Andy Robinson andy@reportlab.com
Sun, 11 Feb 2001 09:18:55 -0000


> Open questions:
>
>     - If an encoding is specified, should file.read() then
>       always return Unicode objects?
>
>     - If an encoding is specified, should file.write() only
>       accept Unicode objects and not bytestrings?
>
>     - Is the encoding attribute mutable?  (I would prefer not,
>       but then how to apply an encoding to sys.stdout?)

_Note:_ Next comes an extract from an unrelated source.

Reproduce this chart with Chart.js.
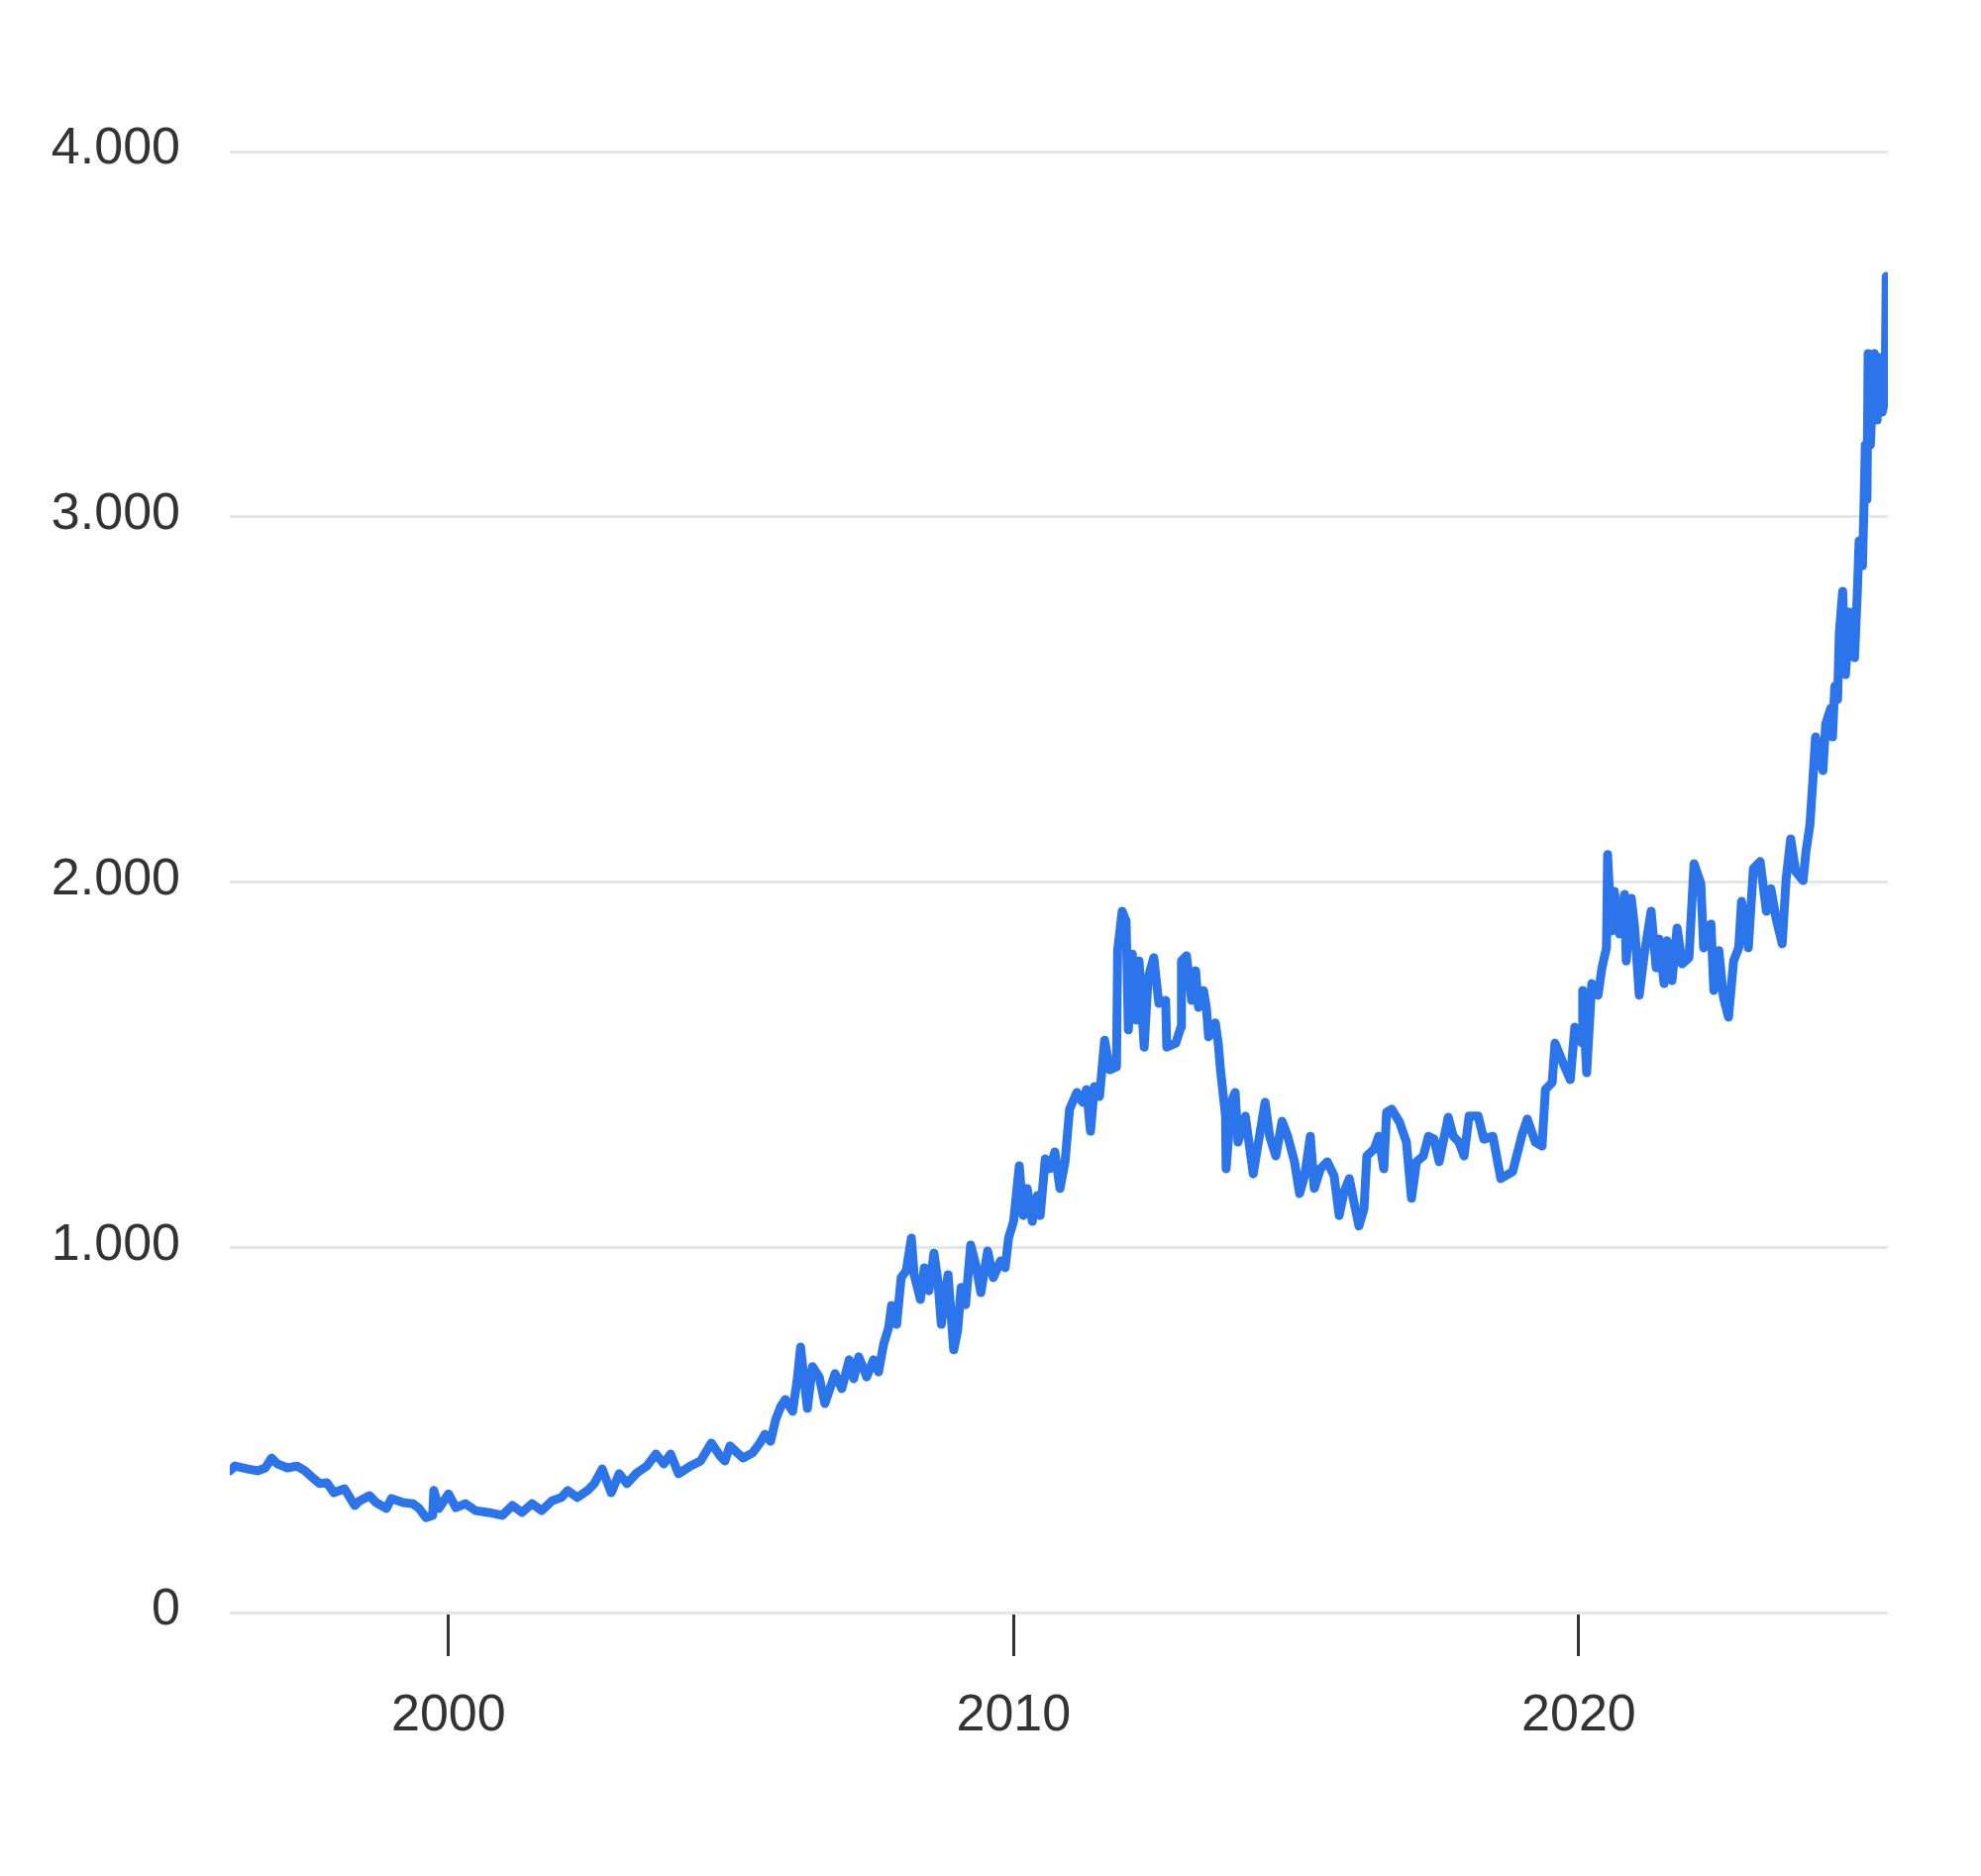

Right now, codecs.open returns an instance of
codecs.StreamReaderWriter, not a native file object.  It has methods
that look like the ones on a file, but they tpically accept or return
Unicode strings instead of binary ones.  This feels right to me
and is what Java does; if you want to switch encoding on sys.stdout,
you are not really doing anything to the file object, just switching
the wrapper you use.

There is much discussion on the i18n sig  about 'unifying' binary
and Unicode strings at the moment.

> Side question: i noticed that the Lib/encodings directory supports
> quite a few code pages, including Greek, Russian, but there are no
> ISO-2022 CJK or JIS codecs.  Is this just because no one felt like
> writing one, or is there a reason not to include one?  It seems to
> me it might be nice to include some codecs for the most common CJK
> encodings -- that recent note on the popularity of Python in Korea
> comes to mind.

There have been 3 contributions to Asian codecs on the i18n sig in the
last
six months (pythoncodecs.sourceforge.net) one C, two J and one K -
but some authors are uncomfortable with Python-style licenses.  They
need tying together into one integrated package with a test suite.

After a 5-month-long project which tied me up, I have finally started
ooking at this. The general feeling was that the Asian codecs package
should be an optional download, but if we can get them fully tested
and do some compression magic it would be nice to get them in the
box one day.

- Andy Robinson